Weather experts at the University of Reading are helping GB Rowing Team athletes get more from their training by allowing them to monitor how weather conditions affect their performance.  The University’s Department of Meteorology was contacted by British Rowing after equipment being used at the team’s training base at Caversham Lakes fell into disrepair.


GB Rowing Team - River


Technicians who work on the University’s weather observatory offered to clean and service the equipment before reinstalling it this week. The data it provides will allow British Rowing to monitor things like wind speed and water temperature, which can dramatically affect rowing speed.
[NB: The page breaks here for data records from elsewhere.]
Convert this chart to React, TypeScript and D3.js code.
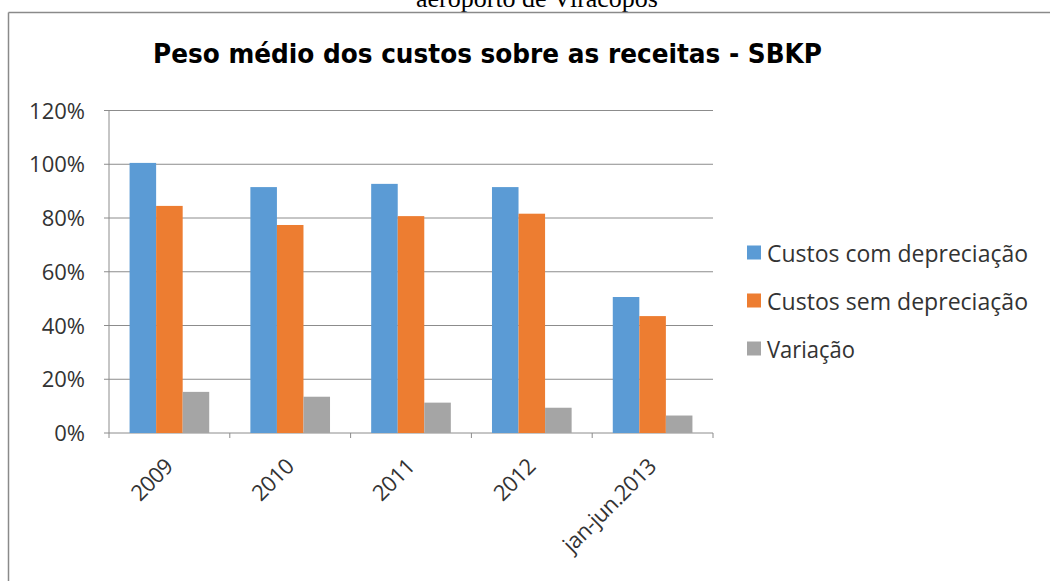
import React from "react";
import * as d3 from "d3";

const categories = ["2009", "2010", "2011", "2012", "jan-jun.2013"];
const seriesNames = ["Custos com depreciação", "Custos sem depreciação", "Variação"];
const comDepreciacao = [1.005, 0.915, 0.927, 0.915, 0.506];
const semDepreciacao = [0.845, 0.774, 0.807, 0.816, 0.435];
const variacao = [0.153, 0.135, 0.113, 0.094, 0.065];
const yTicks = [0, 0.2, 0.4, 0.6, 0.8, 1.0, 1.2];
const colors = ["#5B9BD5", "#ED7D31", "#A5A5A5"];

const W = 1050;
const H = 581;
const plotLeft = 109;
const plotRight = 713;
const plotTop = 110.5;
const plotBottom = 433;

export default function App() {
  const series = [comDepreciacao, semDepreciacao, variacao];
  const x = d3.scaleBand<string>().domain(categories).range([plotLeft, plotRight]).paddingInner(0).paddingOuter(0);
  const gapRatio = 1.55;
  const barW = x.bandwidth() / (3 + gapRatio);
  const y = d3.scaleLinear().domain([0, 1.2]).range([plotBottom, plotTop]);
  const fmt = d3.format(".0%");
  const font = "'Open Sans', sans-serif";

  return (
    <svg width={W} height={H} style={{ position: "absolute", left: 0, top: 0, background: "#fff" }}>
      <text x={537} y={7} textAnchor="middle" fontFamily="'Liberation Serif', 'Times New Roman', serif" fontSize={26} fill="#000">
        aeroporto de Viracopos
      </text>
      <line x1={8.5} y1={12.5} x2={W} y2={12.5} stroke="#8a8a8a" strokeWidth={1.5} />
      <line x1={8.5} y1={12.5} x2={8.5} y2={H} stroke="#8a8a8a" strokeWidth={1.5} />
      <text x={153} y={63} textAnchor="start" fontFamily="'DejaVu Sans Condensed', 'DejaVu Sans', sans-serif" fontStretch="condensed" fontWeight="bold" fontSize={26} fill="#000" textLength={669} lengthAdjust="spacingAndGlyphs">
        Peso médio dos custos sobre as receitas - SBKP
      </text>
      {yTicks.map((t) => (
        <g key={t}>
          <line x1={plotLeft - 5} x2={plotRight} y1={y(t)} y2={y(t)} stroke="#8c8c8c" strokeWidth={1} />
          <text x={85} y={y(t) + 8} textAnchor="end" fontFamily={font} fontSize={22} fill="#333">
            {fmt(t)}
          </text>
        </g>
      ))}
      <line x1={plotLeft} x2={plotLeft} y1={plotTop} y2={plotBottom + 5} stroke="#8c8c8c" strokeWidth={1} />
      {categories.map((c) => (
        <line key={"tk" + c} x1={x(c)! + x.bandwidth()} x2={x(c)! + x.bandwidth()} y1={plotBottom} y2={plotBottom + 5} stroke="#8c8c8c" strokeWidth={1} />
      ))}
      {series.map((s, si) =>
        s.map((v, i) => {
          const bx = x(categories[i])! + (gapRatio / 2) * barW + si * barW;
          return <rect key={si + "-" + i} x={bx} y={y(v)} width={barW} height={plotBottom - y(v)} fill={colors[si]} />;
        })
      )}
      {categories.map((c) => {
        const cx = x(c)! + x.bandwidth() / 2 + 5;
        const cy = 468;
        return (
          <text key={"lb" + c} transform={`translate(${cx},${cy}) rotate(-45)`} textAnchor="end" fontFamily={font} fontSize={22} fill="#333" letterSpacing={-0.5}>
            {c}
          </text>
        );
      })}
      {seriesNames.map((n, i) => {
        const ly = 252.5 + i * 48;
        const w = [261, 261, 88][i];
        return (
          <g key={n}>
            <rect x={747} y={ly - 7} width={14} height={14} fill={colors[i]} />
            <text x={767} y={ly + 9} fontFamily={font} fontSize={24} fill="#333" textLength={w} lengthAdjust="spacingAndGlyphs">
              {n}
            </text>
          </g>
        );
      })}
    </svg>
  );
}
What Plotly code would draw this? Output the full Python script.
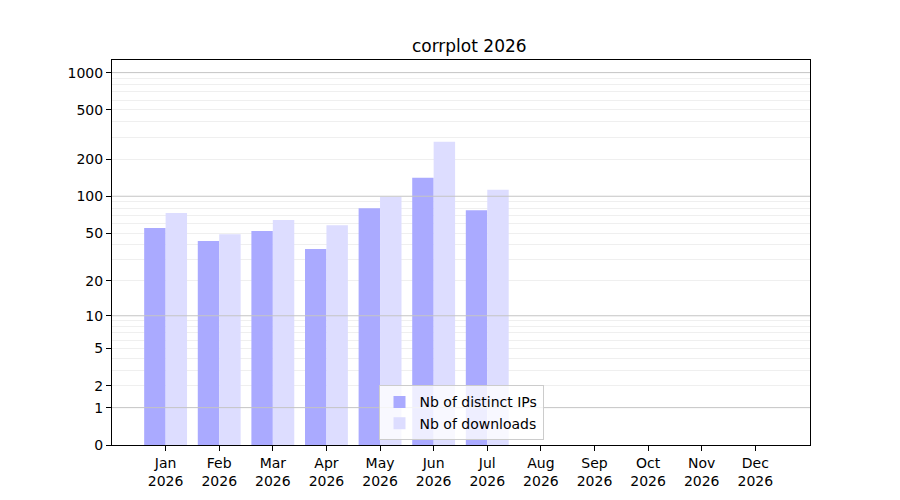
import numpy as np
import plotly.graph_objects as go

months = ["Jan", "Feb", "Mar", "Apr", "May", "Jun", "Jul", "Aug", "Sep", "Oct", "Nov", "Dec"]
year = "2026"
distinct_ips = [55, 43, 52, 37, 80, 141, 77]
downloads = [73, 49, 64, 58, 99, 276, 113]

# y axis is a log(1+x) scale
major_ticks = [0, 1, 2, 5, 10, 20, 50, 100, 200, 500, 1000]
dark_grid = [1, 10, 100, 1000]
light_grid = [2, 3, 4, 5, 6, 7, 8, 9, 20, 30, 40, 50, 60, 70, 80, 90,
              200, 300, 400, 500, 600, 700, 800, 900]


def tr(v):
    return np.log10(1 + np.asarray(v, dtype=float))


fig = go.Figure()
fig.add_trace(go.Bar(
    x=list(range(len(distinct_ips))),
    y=tr(distinct_ips),
    width=0.4, offset=-0.4,
    name="Nb of distinct IPs",
    marker=dict(color="#aaaaff", line=dict(width=0)),
))
fig.add_trace(go.Bar(
    x=list(range(len(downloads))),
    y=tr(downloads),
    width=0.4, offset=0,
    name="Nb of downloads",
    marker=dict(color="#ddddff", line=dict(width=0)),
))

for v in dark_grid:
    fig.add_hline(y=float(tr(v)), line=dict(color="#c4c4c4", width=1), layer="above")

fig.update_layout(
    width=900, height=500,
    margin=dict(l=104, r=98, t=52, b=63),
    paper_bgcolor="white", plot_bgcolor="white",
    font=dict(family="DejaVu Sans", size=14, color="black"),
    title=dict(text="corrplot " + year, x=0.5125, xanchor="center", y=0.924, yanchor="middle",
               font=dict(size=17)),
    barmode="overlay",
    showlegend=True,
    legend=dict(x=0.5, xanchor="center", y=0.012, yanchor="bottom",
                bgcolor="rgba(255,255,255,0.8)", bordercolor="#cccccc", borderwidth=1,
                font=dict(size=14), tracegroupgap=0, itemwidth=30),
    xaxis=dict(
        range=[-1.0, 12.02],
        tickvals=list(range(len(months))),
        ticktext=[m + "<br>" + year for m in months],
        ticks="outside", ticklen=5, tickcolor="black",
        showgrid=False, zeroline=False,
        showline=True, linecolor="black", linewidth=1, mirror=True,
    ),
    yaxis=dict(
        range=[0, 3.102],
        tickvals=tr(major_ticks),
        ticktext=[str(v) for v in major_ticks],
        ticks="outside", ticklen=5, tickcolor="black",
        showgrid=False, zeroline=False,
        showline=True, linecolor="black", linewidth=1, mirror=True,
        layer="above traces",
        minor=dict(tickvals=tr(light_grid), showgrid=True, gridcolor="#efefef",
                   gridwidth=1, ticks=""),
    ),
)

fig.write_html("out.html")
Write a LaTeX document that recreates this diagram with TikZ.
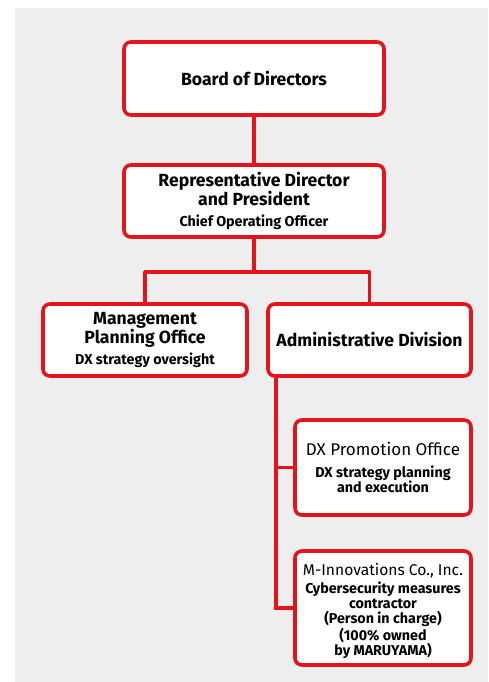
\documentclass[tikz,border=0pt]{standalone}
\usepackage{fontspec}
\setmainfont{Fira Sans}
\definecolor{redline}{HTML}{E3141B}
\definecolor{bgc}{HTML}{EEEEEE}
\newcommand{\bigf}{\fontsize{17.6}{17}\selectfont\bfseries}
\newcommand{\titf}{\fontsize{17}{17}\selectfont\mdseries}
\newcommand{\titn}{\fontsize{15.6}{17}\selectfont\mdseries}
\newcommand{\subf}{\fontsize{14.3}{15}\selectfont\bfseries}
\begin{document}
\begin{tikzpicture}[x=1pt,y=-1pt,
  box/.style={draw=redline, line width=3.6pt, rounded corners=7pt, fill=white,
    inner sep=0pt, align=center, text=black},
  conn/.style={draw=redline, line width=3.6pt},
]
\useasboundingbox (0,0) rectangle (488,682);
\fill[bgc] (15,8) rectangle (488,682);
\node[box, font=\bigf, minimum width=260pt, minimum height=73pt] (board) at (254,78.5) {Board of Directors};
\node[box, font=\bigf, minimum width=260pt, minimum height=72pt] (rep) at (254,201)
  {Representative Director\\and President\\[4pt]{\subf Chief Operating Officer}};
\node[box, font=\bigf, minimum width=204pt, minimum height=72pt] (mgmt) at (145,340)
  {Management\\Planning Office\\[4pt]{\subf DX strategy oversight}};
\node[box, font=\bigf, minimum width=203pt, minimum height=72pt] (admin) at (369.5,340)
  {Administrative Division};
\node[box, font=\subf, minimum width=176pt, minimum height=95pt, text depth=0pt] (dx) at (383,467.5)
  {{\titf DX Promotion Office}\\[7pt]DX strategy planning\\and execution};
\node[box, font=\subf, minimum width=176pt, minimum height=114pt] (minn) at (383,608) {};
\node[font=\subf, align=center, inner sep=0pt, anchor=center] (minntext) at (383,611)
  {{\titn M-Innovations Co., Inc.}\\[3pt]Cybersecurity measures\\contractor\\(Person in charge)\\(100\% owned\\by MARUYAMA)};
\coordinate (spine) at (276,0);
\coordinate (fork) at (254,272);
\draw[conn] (board.south) -- (rep.north);
\draw[conn] (rep.south) -- (fork);
\draw[conn, line join=round] (mgmt.north) |- (fork) -| (admin.north);
\draw[conn] (admin.south -| spine) |- (minn.west);
\draw[conn] (spine |- dx.west) -- (dx.west);
\end{tikzpicture}
\end{document}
Professor Andrew Charlton Perez, Professor of Meteorology at the University of Reading, said: “Weather data helps us make sense of events at any given time by offering valuable context. The refurbished equipment will show the GB Rowing Team how much their efforts in training are being aided by elements like the wind, allowing them to adjust times accordingly.
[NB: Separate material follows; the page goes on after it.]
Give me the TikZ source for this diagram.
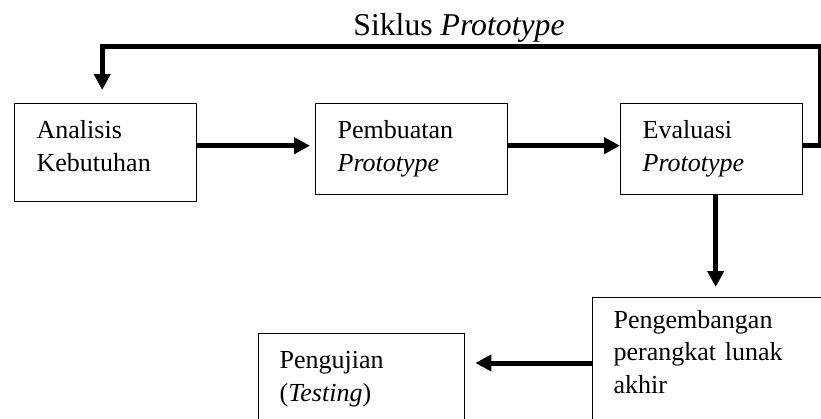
\documentclass[tikz,border=0pt]{standalone}
\usepackage{fontspec}
\setmainfont{Liberation Serif}
\usepackage{tikz}
\usetikzlibrary{positioning,arrows.meta}

\tikzset{
    box/.style={draw, line width=1pt, anchor=north west, align=left,
        inner xsep=16.5pt, inner ysep=0pt, font=\fontsize{19.5}{24.5}\selectfont},
    flow/.style={line width=3.75pt, -{Triangle[length=12pt,width=12pt]}}
}

\begin{document}
\begin{tikzpicture}[x=0.75pt,y=-0.75pt]
    \useasboundingbox (0,0) rectangle (821,418);
    \clip (0,0) rectangle (821,418);
    % title
    \node[anchor=base] (title) at (459,35) {\fontsize{23.8}{28}\selectfont Siklus \textit{Prototype}};
    % row 1
    \node[box, text width=103.5pt, text height=26.25pt, text depth=47.25pt] (ana) at (14,103) {Analisis\\Kebutuhan};
    \node[box, text width=111pt, text height=26.25pt, text depth=42pt] (pem) at (315,103) {Pembuatan\\\textit{Prototype}};
    \node[box, text width=103.5pt, text height=26.25pt, text depth=42pt] (eva) at (620,103) {Evaluasi\\\textit{Prototype}};
    % row 2
    \node[box, inner xsep=15.75pt, text width=200pt, text height=22.9pt, text depth=90pt] (dev) at (592,297) {Pengembangan\\perangkat lunak\\akhir};
    \node[box, inner xsep=15.75pt, text width=123pt, text height=26.25pt, text depth=60pt] (uji) at (258,333) {Pengujian\\(\textit{Testing})};
    % loop back
    \coordinate (loop) at (820,46);
    \draw[flow, shorten >=9.75pt] ([yshift=2.6pt]eva.east) -| (loop) -| ([xshift=-2.6pt]ana.north);
    % arrows
    \draw[flow, shorten >=3.75pt] ([yshift=2.6pt]ana.east |- pem.west) -- ([yshift=2.6pt]pem.west);
    \draw[flow] ([yshift=2.6pt]pem.east) -- ([yshift=2.6pt]eva.west);
    \draw[flow, shorten >=7.5pt] ([xshift=3pt]eva.south) -- ([xshift=3pt]eva.south |- dev.north);
    \coordinate (devout) at (592,363);
    \draw[flow, shorten >=7.5pt] (devout) -- (devout -| uji.east);
\end{tikzpicture}
\end{document}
“We hope this work with British Rowing will be the start of a partnership in which University of Reading weather expertise is helping British athletes to achieve success.”


The equipment, installed next to the Redgrave Pinsent Rowing Lake, provides up-to-the-minute data on weather conditions like wind speed and direction, air and water temperature, humidity, rainfall and radiation from the sun.
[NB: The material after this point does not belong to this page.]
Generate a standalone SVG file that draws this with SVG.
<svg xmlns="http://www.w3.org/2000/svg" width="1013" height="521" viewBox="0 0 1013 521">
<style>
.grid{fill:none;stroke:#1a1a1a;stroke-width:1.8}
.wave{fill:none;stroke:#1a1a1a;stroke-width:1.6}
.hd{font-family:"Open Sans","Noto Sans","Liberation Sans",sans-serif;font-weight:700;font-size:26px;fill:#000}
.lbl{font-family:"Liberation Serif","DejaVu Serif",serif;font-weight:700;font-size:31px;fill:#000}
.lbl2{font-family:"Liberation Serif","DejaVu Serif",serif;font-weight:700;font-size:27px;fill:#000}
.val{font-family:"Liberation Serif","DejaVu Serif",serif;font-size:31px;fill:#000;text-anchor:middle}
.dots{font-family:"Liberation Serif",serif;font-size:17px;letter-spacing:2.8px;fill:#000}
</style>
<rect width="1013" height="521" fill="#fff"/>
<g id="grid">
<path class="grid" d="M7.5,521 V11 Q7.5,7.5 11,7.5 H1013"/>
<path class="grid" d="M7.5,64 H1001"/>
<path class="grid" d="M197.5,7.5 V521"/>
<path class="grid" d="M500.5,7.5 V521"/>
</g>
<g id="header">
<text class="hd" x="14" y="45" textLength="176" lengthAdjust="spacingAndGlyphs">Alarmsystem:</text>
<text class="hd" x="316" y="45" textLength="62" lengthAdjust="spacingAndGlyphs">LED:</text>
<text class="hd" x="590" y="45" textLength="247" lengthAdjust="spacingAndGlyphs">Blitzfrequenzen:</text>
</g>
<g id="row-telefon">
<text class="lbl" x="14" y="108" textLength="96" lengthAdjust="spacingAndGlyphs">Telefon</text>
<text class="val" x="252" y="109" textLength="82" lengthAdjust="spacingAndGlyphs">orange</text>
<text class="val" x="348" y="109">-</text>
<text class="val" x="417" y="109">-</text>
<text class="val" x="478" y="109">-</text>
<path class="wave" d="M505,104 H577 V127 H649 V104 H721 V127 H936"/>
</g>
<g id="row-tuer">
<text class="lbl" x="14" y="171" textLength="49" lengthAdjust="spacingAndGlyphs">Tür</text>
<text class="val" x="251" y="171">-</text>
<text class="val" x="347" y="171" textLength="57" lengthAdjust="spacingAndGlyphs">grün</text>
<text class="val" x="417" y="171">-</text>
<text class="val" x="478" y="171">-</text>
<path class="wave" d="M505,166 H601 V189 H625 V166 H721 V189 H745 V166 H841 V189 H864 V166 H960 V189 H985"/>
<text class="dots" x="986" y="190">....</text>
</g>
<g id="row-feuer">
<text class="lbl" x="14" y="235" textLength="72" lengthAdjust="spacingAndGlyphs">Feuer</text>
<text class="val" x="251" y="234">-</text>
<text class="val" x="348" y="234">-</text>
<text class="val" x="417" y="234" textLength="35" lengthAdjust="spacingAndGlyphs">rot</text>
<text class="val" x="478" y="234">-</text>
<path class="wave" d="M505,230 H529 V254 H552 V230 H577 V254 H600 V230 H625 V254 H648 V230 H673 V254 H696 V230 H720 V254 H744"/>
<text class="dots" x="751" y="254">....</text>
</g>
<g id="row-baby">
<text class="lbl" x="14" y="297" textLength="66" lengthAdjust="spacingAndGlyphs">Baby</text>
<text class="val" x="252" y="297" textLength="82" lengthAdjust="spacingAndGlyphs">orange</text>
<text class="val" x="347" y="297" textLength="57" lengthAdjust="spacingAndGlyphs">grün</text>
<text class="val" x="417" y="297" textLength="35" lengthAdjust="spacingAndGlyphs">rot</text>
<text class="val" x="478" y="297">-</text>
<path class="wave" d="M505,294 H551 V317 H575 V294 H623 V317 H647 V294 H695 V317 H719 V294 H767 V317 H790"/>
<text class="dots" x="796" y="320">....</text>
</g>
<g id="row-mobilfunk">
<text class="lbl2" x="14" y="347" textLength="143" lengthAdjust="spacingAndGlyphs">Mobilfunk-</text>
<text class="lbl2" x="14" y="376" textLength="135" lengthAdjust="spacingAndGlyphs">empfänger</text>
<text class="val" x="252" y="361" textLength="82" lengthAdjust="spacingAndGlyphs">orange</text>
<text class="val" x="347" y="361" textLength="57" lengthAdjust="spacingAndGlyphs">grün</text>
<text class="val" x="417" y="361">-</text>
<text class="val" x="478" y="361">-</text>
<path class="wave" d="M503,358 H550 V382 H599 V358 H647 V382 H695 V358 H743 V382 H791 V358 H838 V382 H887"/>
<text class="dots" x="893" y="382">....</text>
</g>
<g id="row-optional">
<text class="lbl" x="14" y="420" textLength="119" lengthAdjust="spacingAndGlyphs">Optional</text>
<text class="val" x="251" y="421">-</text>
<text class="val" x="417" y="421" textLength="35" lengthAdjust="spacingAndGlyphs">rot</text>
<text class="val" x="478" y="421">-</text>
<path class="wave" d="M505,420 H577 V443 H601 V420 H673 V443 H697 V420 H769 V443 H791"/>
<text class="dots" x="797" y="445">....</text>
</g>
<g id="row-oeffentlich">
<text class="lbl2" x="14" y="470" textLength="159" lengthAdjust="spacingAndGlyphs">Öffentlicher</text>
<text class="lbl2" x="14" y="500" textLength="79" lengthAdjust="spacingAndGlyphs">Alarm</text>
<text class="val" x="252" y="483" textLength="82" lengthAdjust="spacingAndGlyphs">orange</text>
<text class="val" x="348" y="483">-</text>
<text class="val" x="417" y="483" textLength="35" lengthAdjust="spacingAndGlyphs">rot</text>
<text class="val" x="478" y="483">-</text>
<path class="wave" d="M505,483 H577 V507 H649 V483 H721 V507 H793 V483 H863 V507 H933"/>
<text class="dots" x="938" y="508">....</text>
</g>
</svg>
Certain conditions, like favourable wind direction or warmer water, can affect rowing times by up to a minute over a 2km race. It is therefore important to factor them in during training to accurately assess performance levels.


GB Rowing Team - Laptop


British Rowing


British Rowing has produced Olympic gold medal-winning rowers including Sir Steve Redgrave, Matthew Pinsent, Helen Glover, Heather Stanning, Peter Reed and Alex Gregory, and Paralympic champions like Pam Relph, Rachel Morris and Tom Aggar. Former University of Reading students like double Olympic gold medallists James Cracknell and Alex Gregory, and double Olympic silver medallist Debbie Flood were also part of the GB Rowing Team.


Mark Homer, Head of High Performance Science and Medicine at British Rowing, said: “With the support of the University of Reading, the GB Rowing Team can more accurately measure the effects of weather and climatic changes at Caversham. Not only will this help contextualise our training but will also play a key role in preparing our crews to perform at the highest level in a range of weather conditions and, ultimately, helping to make the boats go faster.”


Observations at the University of Reading’s weather observatory, on Whiteknights campus, have been made almost continuously since 1901. The site includes a self-contained automatic weather station operated by the Met Office – one of 200 stations in its network that offer a picture of the weather across the UK.